Text for ‘The Conversation’: Dries Van Noten retires: Belgian fashion genius melded print, pattern, colour and bold ideas
Acclaimed Belgian fashion designer Dries Van Noten has retired at 66, after announcing earlier this year that he would step down after his Paris Fashion Week menswear show in June. It brings to a close a groundbreaking career of almost 40 years.
Celebrated for his eclectic combinations of high and low-culture prints and patterns, such as a Francis Bacon-inspired collection, and oversized pop-prints of Marilyn Monroe, Van Noten taught an entire generation how to work boldly with colour and ideas.

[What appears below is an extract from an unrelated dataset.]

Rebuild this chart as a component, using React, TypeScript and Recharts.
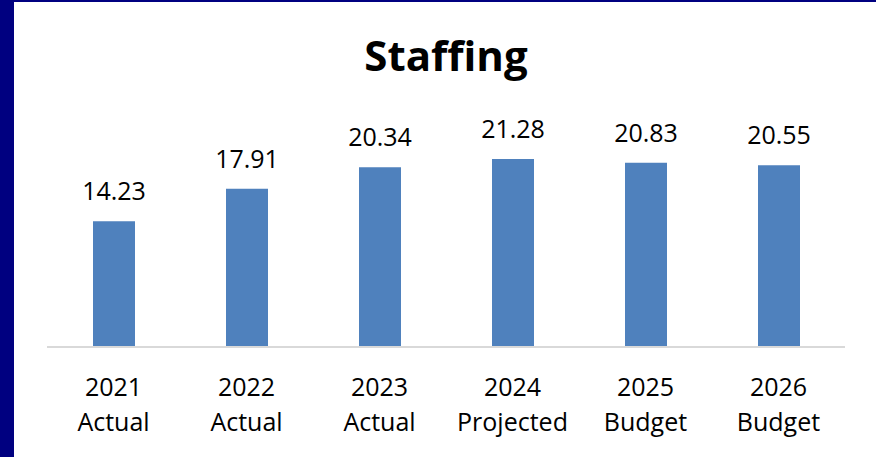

His designs were an almost impossibly coordinated blend of avant-garde aesthetics and practical wearability, often featuring an inexplicably harmonious hodgepodge of cultural references and historical allusions. From referencing Italian poet Gabriele D'Annunzio to taking inspiration from Stanley Kubrick’s masterpiece A Clockwork Orange, the Belgian designer managed always to create intellectually stimulating and visually captivating clothing-as-art.
Born in Antwerp in 1958, Van Noten was the third generation in a family of tailors. His early exposure to fashion and textiles inspired him to enroll in the fashion design course at the Royal Academy of Fine Arts in Belgium, a prestigious institution that has shaped a raft of influential designers.